What justification do you have for why max(NaN, x) should be x, aside from appeal to the spec? The IEEE 754 recommendation of min and max functions ignoring NaNs is extremely questionable, as Kahan writes in the above response to Arch’s query. Under the “not a real” interpretation of NaN there’s never any justification of not propagating a NaN since it’s a permanent poison value. This is the most conservative interpretation of NaN and the one we use pretty much everywhere. Even under the more relaxed “unknown real” interpretation of NaN, max(NaN, x) == x can only be justified when x == Inf and otherwise the result must be NaN, which is the rule that Kahan suggests.
Mea culpa - I must confess that I do not possess a copy of IEEE 754 (the horror!) and can’t look it up myself
Interestingly, some part of that minNum/maxNum/fmin/fmax kerfuffle depend not only on the programming language, but also on which version of the standard the language implements (and possibly the hardware, depending on if it’s compiled properly):
Do we distinguish between quiet and signaling NaNs at all? I don’t think so
Scrolling down through that thread, it seems Agner Fog also left us a comment with good reasoning for the existing min behavior - vector instructions can generate more than one NaN at a time, making it impossible to distinguish where the bad one occured.
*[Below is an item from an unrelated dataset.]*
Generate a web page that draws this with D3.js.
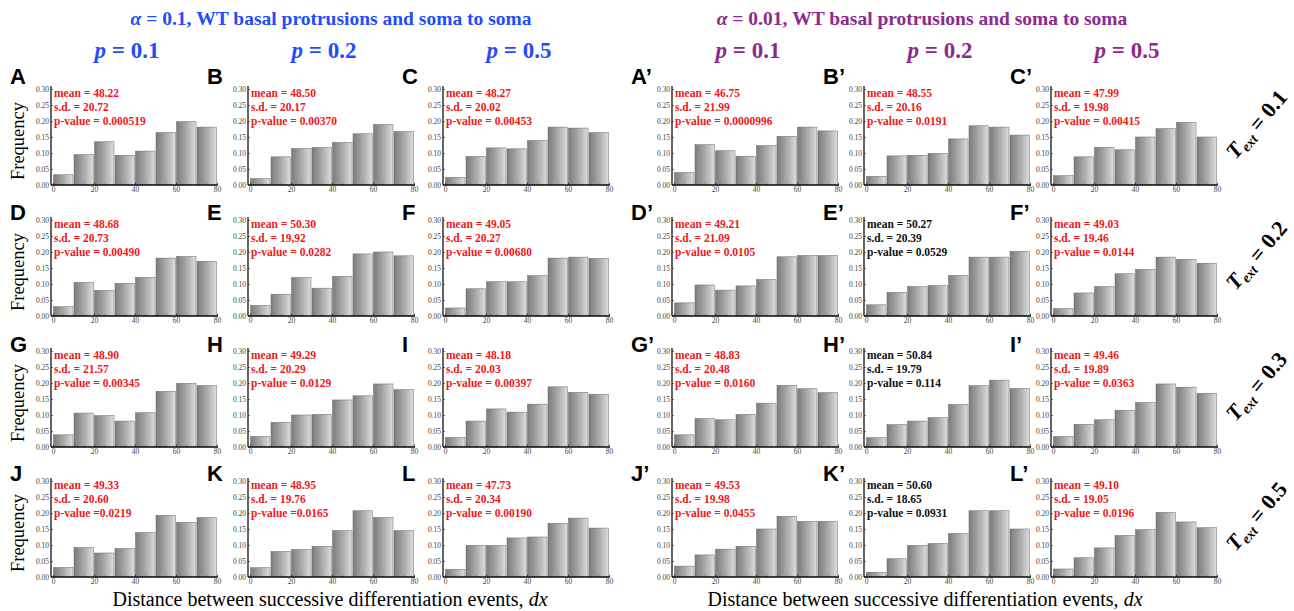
<!DOCTYPE html>
<html>
<head>
<meta charset="utf-8">
<script src="https://cdn.jsdelivr.net/npm/d3@7"></script>
<style>
  body { margin: 0; background: #fff; }
  svg { display: block; }
</style>
</head>
<body>
<svg id="chart"></svg>
<script>
// panels in row-major order (rows: T_ext, columns: p for alpha 0.1 then alpha 0.01)
const panelIds = [
  "A", "B", "C", "A’", "B’", "C’",
  "D", "E", "F", "D’", "E’", "F’",
  "G", "H", "I", "G’", "H’", "I’",
  "J", "K", "L", "J’", "K’", "L’"
];
const means = [
  "48.22", "48.50", "48.27", "46.75", "48.55", "47.99",
  "48.68", "50.30", "49.05", "49.21", "50.27", "49.03",
  "48.90", "49.29", "48.18", "48.83", "50.84", "49.46",
  "49.33", "48.95", "47.73", "49.53", "50.60", "49.10"
];
const sds = [
  "20.72", "20.17", "20.02", "21.99", "20.16", "19.98",
  "20.73", "19,92", "20.27", "21.09", "20.39", "19.46",
  "21.57", "20.29", "20.03", "20.48", "19.79", "19.89",
  "20.60", "19.76", "20.34", "19.98", "18.65", "19.05"
];
const pValues = [
  "= 0.000519", "= 0.00370", "= 0.00453", "= 0.0000996", "= 0.0191", "= 0.00415",
  "= 0.00490", "= 0.0282", "= 0.00680", "= 0.0105", "= 0.0529", "= 0.0144",
  "= 0.00345", "= 0.0129", "= 0.00397", "= 0.0160", "= 0.114", "= 0.0363",
  "=0.0219", "=0.0165", "= 0.00190", "= 0.0455", "= 0.0931", "= 0.0196"
];
const significant = [
  true, true, true, true, true, true,
  true, true, true, true, false, true,
  true, true, true, true, false, true,
  true, true, true, true, false, true
];
const binStarts = [0, 10, 20, 30, 40, 50, 60, 70];
const frequencies = [
  [0.032, 0.095, 0.135, 0.093, 0.106, 0.164, 0.198, 0.181],
  [0.020, 0.088, 0.114, 0.117, 0.133, 0.160, 0.189, 0.167],
  [0.024, 0.089, 0.116, 0.113, 0.139, 0.181, 0.178, 0.164],
  [0.039, 0.126, 0.107, 0.090, 0.123, 0.152, 0.181, 0.169],
  [0.027, 0.091, 0.093, 0.099, 0.144, 0.185, 0.181, 0.156],
  [0.029, 0.088, 0.118, 0.110, 0.150, 0.176, 0.196, 0.150],

  [0.029, 0.105, 0.080, 0.102, 0.121, 0.181, 0.186, 0.171],
  [0.033, 0.068, 0.120, 0.087, 0.124, 0.194, 0.200, 0.188],
  [0.025, 0.085, 0.107, 0.107, 0.126, 0.181, 0.184, 0.180],
  [0.041, 0.097, 0.081, 0.094, 0.114, 0.185, 0.189, 0.189],
  [0.035, 0.074, 0.092, 0.095, 0.127, 0.184, 0.184, 0.202],
  [0.023, 0.072, 0.092, 0.132, 0.146, 0.184, 0.177, 0.165],

  [0.038, 0.106, 0.098, 0.081, 0.107, 0.174, 0.199, 0.192],
  [0.033, 0.077, 0.100, 0.102, 0.147, 0.160, 0.197, 0.179],
  [0.030, 0.081, 0.119, 0.109, 0.134, 0.188, 0.171, 0.165],
  [0.038, 0.089, 0.085, 0.102, 0.137, 0.193, 0.182, 0.170],
  [0.029, 0.070, 0.081, 0.092, 0.133, 0.192, 0.209, 0.183],
  [0.033, 0.071, 0.085, 0.115, 0.139, 0.197, 0.187, 0.168],

  [0.030, 0.092, 0.075, 0.089, 0.139, 0.193, 0.171, 0.186],
  [0.029, 0.080, 0.086, 0.096, 0.145, 0.207, 0.186, 0.145],
  [0.024, 0.099, 0.099, 0.122, 0.125, 0.168, 0.184, 0.153],
  [0.034, 0.069, 0.087, 0.096, 0.150, 0.190, 0.174, 0.174],
  [0.015, 0.057, 0.099, 0.105, 0.136, 0.207, 0.207, 0.150],
  [0.025, 0.060, 0.091, 0.130, 0.148, 0.202, 0.172, 0.154]
];
const yTicks = [0, 0.05, 0.10, 0.15, 0.20, 0.25, 0.30];
const xTicks = [0, 20, 40, 60, 80];
const pLabels = ["0.1", "0.2", "0.5", "0.1", "0.2", "0.5"];
const tExtLabels = ["0.1", "0.2", "0.3", "0.5"];
const groupTitles = [
  { alpha: "0.1", color: "#1f4cff" },
  { alpha: "0.01", color: "#8c2a8c" }
];

const W = 1294, H = 611;
const svg = d3.select("#chart").attr("width", W).attr("height", H);

// layout
const colAxisX = [51, 248, 443, 672, 864, 1051];
const rowTop = [89, 220, 351, 481];
const plotW = 164, plotH = 96;
const serif = "'Liberation Serif', 'DejaVu Serif', serif";
const sans = "'Liberation Sans', Arial, sans-serif";

const defs = svg.append("defs");
const grad = defs.append("linearGradient").attr("id", "barGrad")
  .attr("x1", "0%").attr("x2", "100%").attr("y1", "0%").attr("y2", "0%");
[["0%", "#7c7c7c"], ["35%", "#9a9a9a"], ["70%", "#bdbdbd"], ["100%", "#dedede"]]
  .forEach(([o, c]) => grad.append("stop").attr("offset", o).attr("stop-color", c));

panelIds.forEach((id, i) => {
  const row = Math.floor(i / 6), col = i % 6;
  const ax = colAxisX[col], top = rowTop[row], bottom = top + plotH;

  const x = d3.scaleLinear().domain([0, 80]).range([ax + 2, ax + 2 + plotW]);
  const y = d3.scaleLinear().domain([0, 0.30]).range([bottom, top]);

  const g = svg.append("g");

  g.selectAll(".bar")
    .data(binStarts.map((b, k) => ({ b, v: frequencies[i][k] })))
    .enter()
    .append("rect")
    .attr("class", "bar")
    .attr("x", (d) => x(d.b) + 0.5)
    .attr("y", (d) => y(d.v))
    .attr("width", (d) => x(d.b + 10) - x(d.b) - 1)
    .attr("height", (d) => y(0) - y(d.v))
    .attr("fill", "url(#barGrad)")
    .attr("stroke", "#6a6a6a")
    .attr("stroke-width", 0.5);

  // y axis
  const yAxis = g.append("g")
    .attr("transform", `translate(${ax},0)`)
    .call(d3.axisLeft(y).tickValues(yTicks).tickFormat(d3.format(".2f"))
      .tickSizeInner(-2).tickSizeOuter(0).tickPadding(2));
  yAxis.select(".domain").attr("d", `M0,${bottom}V${top - 3}`);

  // x axis, minor then major
  g.append("g")
    .attr("transform", `translate(0,${bottom})`)
    .call(d3.axisBottom(x).tickValues(d3.range(0, 81, 5)).tickFormat("")
      .tickSizeInner(-1.5).tickSizeOuter(0))
    .select(".domain").remove();
  const xAxis = g.append("g")
    .attr("transform", `translate(0,${bottom})`)
    .call(d3.axisBottom(x).tickValues(xTicks).tickFormat(d3.format("d"))
      .tickSizeInner(-2.5).tickSizeOuter(0).tickPadding(2));
  xAxis.select(".domain").attr("d", `M${ax},0H${x(80) + 1}`);

  g.selectAll(".domain").attr("stroke", "#111").attr("stroke-width", 1.3);
  g.selectAll(".tick line").attr("stroke", "#222").attr("stroke-width", 0.6);
  g.selectAll(".tick text")
    .style("font-family", serif)
    .style("font-size", "7.5px")
    .attr("fill", "#444");

  // stats
  const statColor = significant[i] ? "#f01818" : "#111";
  [`mean = ${means[i]}`, `s.d. = ${sds[i]}`, `p-value ${pValues[i]}`].forEach((t, k) => {
    g.append("text")
      .attr("x", ax + 3)
      .attr("y", top + 8 + k * 14)
      .style("font-family", serif)
      .style("font-weight", "bold")
      .style("font-size", "11.5px")
      .attr("fill", statColor)
      .text(t);
  });

  // panel letter
  svg.append("text")
    .attr("x", ax - 41)
    .attr("y", [84, 220, 352, 481][row])
    .style("font-family", sans)
    .style("font-weight", "bold")
    .style("font-size", "22px")
    .attr("fill", "#000")
    .text(id);
});

// Frequency labels
rowTop.forEach((top) => {
  svg.append("text")
    .attr("transform", `translate(24,${top + plotH / 2 + 4}) rotate(-90)`)
    .attr("text-anchor", "middle")
    .style("font-family", serif)
    .style("font-size", "18.5px")
    .attr("fill", "#000")
    .text("Frequency");
});

// column headers
pLabels.forEach((p, c) => {
  const t = svg.append("text")
    .attr("x", colAxisX[c] + 76)
    .attr("y", 58)
    .attr("text-anchor", "middle")
    .style("font-family", serif)
    .style("font-weight", "bold")
    .style("font-size", "23px")
    .attr("fill", groupTitles[c < 3 ? 0 : 1].color);
  t.append("tspan").style("font-style", "italic").text("p");
  t.append("tspan").text(` = ${p}`);
});

// group titles
groupTitles.forEach((gt, k) => {
  const t = svg.append("text")
    .attr("x", k === 0 ? 331 : 922)
    .attr("y", 25)
    .attr("text-anchor", "middle")
    .style("font-family", serif)
    .style("font-weight", "bold")
    .style("font-size", "19.5px")
    .attr("fill", gt.color);
  t.append("tspan").style("font-style", "italic").text("α");
  t.append("tspan").text(` = ${gt.alpha}, WT basal protrusions and soma to soma`);
});

// x-axis titles
[330, 925].forEach((cx) => {
  const t = svg.append("text")
    .attr("x", cx)
    .attr("y", 606)
    .attr("text-anchor", "middle")
    .style("font-family", serif)
    .style("font-size", "20px")
    .attr("fill", "#000");
  t.append("tspan").text("Distance between successive differentiation events, ");
  t.append("tspan").style("font-style", "italic").text("dx");
});

// T_ext labels
tExtLabels.forEach((v, r) => {
  const t = svg.append("text")
    .attr("transform", `translate(1262,${rowTop[r] + 40}) rotate(-50)`)
    .attr("text-anchor", "middle")
    .style("font-family", serif)
    .style("font-weight", "bold")
    .style("font-size", "22px")
    .attr("fill", "#000");
  t.append("tspan").style("font-style", "italic").text("T");
  t.append("tspan").style("font-style", "italic").style("font-size", "14px")
    .attr("dy", 4).text("ext");
  t.append("tspan").attr("dy", -4).text(` = ${v}`);
});
</script>
</body>
</html>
Propagating thus makes more sense.
One real case for me is to produce images out of grids, which is a common task on Geophysics. To map float numbers of a grid into the integers (uint8) via a color table one must know the array’s min/max. And it is also common that those grids (arrays of floats) have NaNs in them to indicate no-value numbers (for example any grid of an oceanographic variable that covers also a part of land). For those cases I was forced to write custom min/max functions that ignore NaNs.
You may also remember that old Matlab versions used to have the Julia behavior but they changed to min,max ignore NaNs long time ago.
Isn’t it lucky that you can write custom min and max functions that will be fast enough? Ignoring NaNs seems convenient for working with images, but that’s a weak justification for a dangerous behavior in a function that everyone uses.
I think that weakness depends on ones view point. I don’t remember to have seen any complain (though ofc there should have been some) from Matlab users.